I’m experimenting with something very different: an Apple Pencil, iPad, and Procreate. As I play around with this digital medium, I realize that many of the artists using it seem to have adopted one of two styles: a clean, sterile cartoon approach or a clean, sterile realistic approach. It’s difficult to see evidence of the artist’s hand in either, and equally difficult to be able to distinguish between artists at all, in fact – the styles look “learned” and feel like they’re artistic canon. Most of that stuff makes me swallow hard and say “Ugh.”
I think a lot of these digital artists are missing the boat. The untapped potential here is to use this medium to express one’s individuality rather than simply adopting someone else’s style. One thing that appeals to me – so far, at least – is the ability to lay down “sloppy” layers of paint and then plop a line drawing on top of those layers. After doing a test drive this afternoon to familiarize myself with the tools, I’m interested in pushing things into a bit more experimental state than many of the examples I perused on the Procreate site.
Don’t get me wrong – there’s a lot of value in having a tool that will generate less avant garde imagery so easily. And while I don’t know if I feel like this is a legitimate sketch or not, it’s kind of fun to create a “painting” so fast.
It’s exciting and a bit seductive – and yet… things come together so quickly that I worry stuff will get overlooked. I like to mull over my artistic decisions a little bit. Details around the mouth in this sketch, for instance, bother me as being a bit out of proportion. It’s also easy to get sloppy and just move the stylus back and forth in a scribbly motion rather than what I would do with a real brush.
I tried to paint this using a limited palette as I would with actual paint. A lot of examples I saw felt like the artist had too many options, too many colors. Rather than making decisions, some were making absolutely NO decisions.
Still… there are a lot of possibilities with this digital media.
Hmmm. My backyard could use a little love. The shed is covered in vines and sticks are piled around the base of one of the Cottonwood trees. Both wheel barrows are leaned up out of the way: It’s difficult to push stuff around when the bearings are shot and the tires are flat.
I made this tiny 3 x 5 inch gouache study this afternoon and discovered something – even though I hate Viridian, it’s a very useful color to mix with white for a few cool green highlights.
The struggle for believable greens is apparently a lifelong challenge.
Yesterday morning, Urban Sketchers Kansas City visited the Messner Bee Farm. The place is an anomaly, a working farm encased in tall trees and lush vegetation in a park-like setting, surrounded by urbanization and only yards from a city thoroughfare. I had no idea this place even existed!

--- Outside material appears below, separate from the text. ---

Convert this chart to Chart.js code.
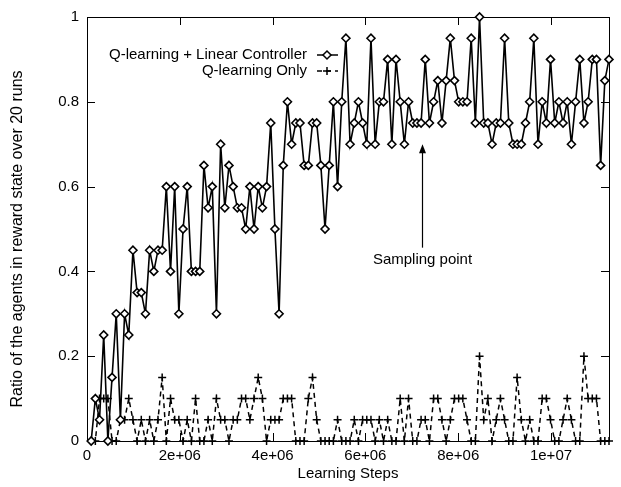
<!DOCTYPE html>
<html>
<head>
<meta charset="utf-8">
<script src="https://cdn.jsdelivr.net/npm/chart.js@4.4.1/dist/chart.umd.min.js"></script>
<style>
  html, body { margin: 0; padding: 0; background: #fff; }
  #wrap { width: 621px; height: 487px; }
</style>
</head>
<body>
<div id="wrap"><canvas id="chart" width="621" height="487"></canvas></div>
<script>
// learning steps at which both runs were sampled
const steps = [
  90000, 180000, 270000, 360000, 450000, 540000, 630000, 720000, 810000, 900000,
  990000, 1080000, 1170000, 1260000, 1350000, 1440000, 1530000, 1620000, 1710000, 1800000,
  1890000, 1980000, 2070000, 2160000, 2250000, 2340000, 2430000, 2520000, 2610000, 2700000,
  2790000, 2880000, 2970000, 3060000, 3150000, 3240000, 3330000, 3420000, 3510000, 3600000,
  3690000, 3780000, 3870000, 3960000, 4050000, 4140000, 4230000, 4320000, 4410000, 4500000,
  4590000, 4680000, 4770000, 4860000, 4950000, 5040000, 5130000, 5220000, 5310000, 5400000,
  5490000, 5580000, 5670000, 5760000, 5850000, 5940000, 6030000, 6120000, 6210000, 6300000,
  6390000, 6480000, 6570000, 6660000, 6750000, 6840000, 6930000, 7020000, 7110000, 7200000,
  7290000, 7380000, 7470000, 7560000, 7650000, 7740000, 7830000, 7920000, 8010000, 8100000,
  8190000, 8280000, 8370000, 8460000, 8550000, 8640000, 8730000, 8820000, 8910000, 9000000,
  9090000, 9180000, 9270000, 9360000, 9450000, 9540000, 9630000, 9720000, 9810000, 9900000,
  9990000, 10080000, 10170000, 10260000, 10350000, 10440000, 10530000, 10620000, 10710000, 10800000,
  10890000, 10980000, 11070000, 11160000, 11250000
];

const withController = [
  0, 0.1, 0.05, 0.25, 0, 0.15, 0.3, 0.05, 0.3, 0.25,
  0.45, 0.35, 0.35, 0.3, 0.45, 0.4, 0.45, 0.45, 0.6, 0.4,
  0.6, 0.3, 0.5, 0.6, 0.4, 0.4, 0.4, 0.65, 0.55, 0.6,
  0.3, 0.7, 0.55, 0.65, 0.6, 0.55, 0.55, 0.5, 0.6, 0.5,
  0.6, 0.55, 0.6, 0.75, 0.5, 0.3, 0.65, 0.8, 0.7, 0.75,
  0.75, 0.65, 0.65, 0.75, 0.75, 0.65, 0.5, 0.65, 0.8, 0.6,
  0.8, 0.95, 0.7, 0.75, 0.8, 0.75, 0.7, 0.95, 0.7, 0.8,
  0.8, 0.9, 0.7, 0.9, 0.8, 0.7, 0.8, 0.75, 0.75, 0.75,
  0.9, 0.75, 0.8, 0.85, 0.75, 0.85, 0.95, 0.85, 0.8, 0.8,
  0.8, 0.95, 0.75, 1.0, 0.75, 0.75, 0.7, 0.75, 0.75, 0.95,
  0.75, 0.7, 0.7, 0.7, 0.75, 0.8, 0.95, 0.7, 0.8, 0.75,
  0.9, 0.75, 0.8, 0.75, 0.8, 0.7, 0.8, 0.9, 0.75, 0.8,
  0.9, 0.9, 0.65, 0.85, 0.9
];

const qOnly = [
  0, 0, 0.1, 0.1, 0.1, 0, 0, 0.05, 0.05, 0.1,
  0.05, 0, 0.05, 0, 0.05, 0, 0.05, 0.15, 0, 0.1,
  0.05, 0.05, 0, 0.05, 0, 0.1, 0, 0, 0.05, 0,
  0.1, 0.05, 0.05, 0, 0.05, 0.05, 0.1, 0.1, 0.05, 0.1,
  0.15, 0.1, 0, 0.05, 0.05, 0.05, 0.1, 0.1, 0.1, 0,
  0, 0, 0.1, 0.15, 0.05, 0, 0, 0, 0, 0.05,
  0, 0, 0, 0.05, 0, 0.05, 0.05, 0.05, 0, 0.05,
  0, 0.05, 0, 0, 0.1, 0, 0.1, 0, 0, 0.05,
  0.05, 0, 0.1, 0.1, 0.05, 0, 0.05, 0.1, 0.1, 0.1,
  0.05, 0, 0, 0.2, 0.05, 0.1, 0, 0.05, 0.1, 0.05,
  0, 0, 0.15, 0.05, 0, 0.05, 0, 0, 0.1, 0.1,
  0.05, 0, 0, 0.05, 0.1, 0.05, 0, 0, 0.2, 0.1,
  0.1, 0.1, 0, 0, 0
];

const seriesNames = ['Q-learning + Linear Controller', 'Q-learning Only'];
const xTicks = [0, 2e6, 4e6, 6e6, 8e6, 1e7];
const xTickLabels = ['0', '2e+06', '4e+06', '6e+06', '8e+06', '1e+07'];
const yTicks = [0, 0.2, 0.4, 0.6, 0.8, 1];
const yTickLabels = ['0', '0.2', '0.4', '0.6', '0.8', '1'];
const yTitle = 'Ratio of the agents in reward state over 20 runs';
const noteText = 'Sampling point';
const noteStep = 7230000;

const FONT = '"Liberation Sans", Arial, Helvetica, sans-serif';

function toPoints(ys) {
  return ys.map((v, i) => ({ x: steps[i], y: v }));
}

function drawDiamond(ctx, x, y, r) {
  ctx.beginPath();
  ctx.moveTo(x, y - r);
  ctx.lineTo(x + r, y);
  ctx.lineTo(x, y + r);
  ctx.lineTo(x - r, y);
  ctx.closePath();
  ctx.fillStyle = '#fff';
  ctx.fill();
  ctx.stroke();
  ctx.fillStyle = '#000';
}

function drawPlus(ctx, x, y, r) {
  ctx.beginPath();
  ctx.moveTo(x - r, y); ctx.lineTo(x + r, y);
  ctx.moveTo(x, y - r); ctx.lineTo(x, y + r);
  ctx.stroke();
}

// gnuplot style frame with inward ticks on every side
const frame = {
  id: 'frame',
  beforeDatasetsDraw(chart) {
    const { ctx, chartArea: a } = chart;
    const xs = chart.scales.x, ys = chart.scales.y;
    ctx.save();
    ctx.strokeStyle = '#000';
    ctx.lineWidth = 1;
    ctx.strokeRect(a.left + 0.5, a.top + 0.5, a.right - a.left, a.bottom - a.top);
    ctx.beginPath();
    xTicks.forEach(v => {
      const px = Math.round(xs.getPixelForValue(v)) + 0.5;
      ctx.moveTo(px, a.bottom); ctx.lineTo(px, a.bottom - 8);
      ctx.moveTo(px, a.top); ctx.lineTo(px, a.top + 8);
    });
    yTicks.forEach(v => {
      const py = Math.round(ys.getPixelForValue(v)) + 0.5;
      ctx.moveTo(a.left, py); ctx.lineTo(a.left + 8, py);
      ctx.moveTo(a.right, py); ctx.lineTo(a.right - 8, py);
    });
    ctx.stroke();
    ctx.restore();
  },
  afterDraw(chart) {
    const { ctx } = chart;
    const xs = chart.scales.x, ys = chart.scales.y;
    ctx.save();
    ctx.font = '15px ' + FONT;
    ctx.fillStyle = '#000';
    ctx.strokeStyle = '#000';

    // key, top left, text right aligned with sample after it
    ctx.textAlign = 'right';
    ctx.textBaseline = 'middle';
    const keyRight = 307, keyY = [55, 71];
    ctx.fillText(seriesNames[0], keyRight, keyY[0]);
    ctx.fillText(seriesNames[1], keyRight, keyY[1]);
    ctx.lineWidth = 1.5;
    ctx.beginPath();
    ctx.moveTo(317, keyY[0]); ctx.lineTo(338, keyY[0]);
    ctx.stroke();
    drawDiamond(ctx, 327, keyY[0], 4);
    ctx.setLineDash([5, 4]);
    ctx.beginPath();
    ctx.moveTo(317, keyY[1]); ctx.lineTo(338, keyY[1]);
    ctx.stroke();
    ctx.setLineDash([]);
    drawPlus(ctx, 327, keyY[1], 4);

    // sampling point arrow
    const ax = Math.round(xs.getPixelForValue(noteStep)) + 0.5;
    const yTail = ys.getPixelForValue(0.456);
    const yTip = ys.getPixelForValue(0.70);
    ctx.fillStyle = '#000';
    ctx.lineWidth = 1.2;
    ctx.beginPath();
    ctx.moveTo(ax, yTail); ctx.lineTo(ax, yTip + 6);
    ctx.stroke();
    ctx.beginPath();
    ctx.moveTo(ax, yTip);
    ctx.lineTo(ax - 3.5, yTip + 9);
    ctx.lineTo(ax + 3.5, yTip + 9);
    ctx.closePath();
    ctx.fill();
    ctx.textAlign = 'center';
    ctx.fillText(noteText, ax, ys.getPixelForValue(0.428));

    // rotated y axis title
    ctx.font = '16px ' + FONT;
    ctx.translate(18, 239);
    ctx.rotate(-Math.PI / 2);
    ctx.fillText(yTitle, 0, 0);
    ctx.restore();
  }
};

const ctx = document.getElementById('chart').getContext('2d');
new Chart(ctx, {
  type: 'line',
  data: {
    datasets: [
      {
        label: seriesNames[0],
        data: toPoints(withController),
        borderColor: '#000',
        borderWidth: 1.6,
        pointStyle: 'rectRot',
        pointRadius: 4,
        pointBorderWidth: 1.6,
        pointBackgroundColor: '#fff',
        pointBorderColor: '#000',
        tension: 0,
        clip: false
      },
      {
        label: seriesNames[1],
        data: toPoints(qOnly),
        borderColor: '#000',
        borderWidth: 1.5,
        borderDash: [5, 4],
        pointStyle: 'cross',
        pointRadius: 4,
        pointBorderWidth: 1.5,
        pointBorderColor: '#000',
        tension: 0,
        clip: false
      }
    ]
  },
  options: {
    responsive: false,
    animation: false,
    devicePixelRatio: 1,
    layout: { padding: { top: 11, right: 12, left: 0, bottom: 0 } },
    plugins: {
      legend: { display: false },
      tooltip: { enabled: false }
    },
    scales: {
      x: {
        type: 'linear',
        min: 0,
        max: 11250000,
        afterBuildTicks: s => { s.ticks = xTicks.map(v => ({ value: v })); },
        afterFit: s => { s.height = 46; },
        grid: { display: false, drawTicks: false },
        border: { display: false },
        ticks: {
          padding: 6,
          color: '#000',
          font: { family: FONT, size: 15 },
          maxRotation: 0,
          callback: (v) => xTickLabels[xTicks.indexOf(v)]
        },
        title: {
          display: true,
          text: 'Learning Steps',
          color: '#000',
          font: { family: FONT, size: 15 },
          padding: { top: 0, bottom: 4 }
        }
      },
      y: {
        min: 0,
        max: 1,
        afterBuildTicks: s => { s.ticks = yTicks.map(v => ({ value: v })); },
        afterFit: s => { s.width = 87; },
        grid: { display: false, drawTicks: false },
        border: { display: false },
        ticks: {
          padding: 8,
          color: '#000',
          font: { family: FONT, size: 15 },
          callback: (v) => yTickLabels[yTicks.indexOf(v)]
        },
        title: { display: false }
      }
    }
  },
  plugins: [frame]
});
</script>
</body>
</html>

The buildings are an interesting compilation of quaint old structures, semi-classic stone residence, and functionality. Across a meadow are rows of bee boxes, the source of the farm’s honey. It’s a compact operation, and a matter of walking only a few feet to move from one interesting spot to the next – perhaps I unconsciously mimicked that characteristic when I crammed so much visual information onto one sketchbook page?
I’ve been painting in gouache for the past couple of days, so I felt an urge to dive back into my mainstay: pens. I stray from time to time, but never wander too far away from working with line and space.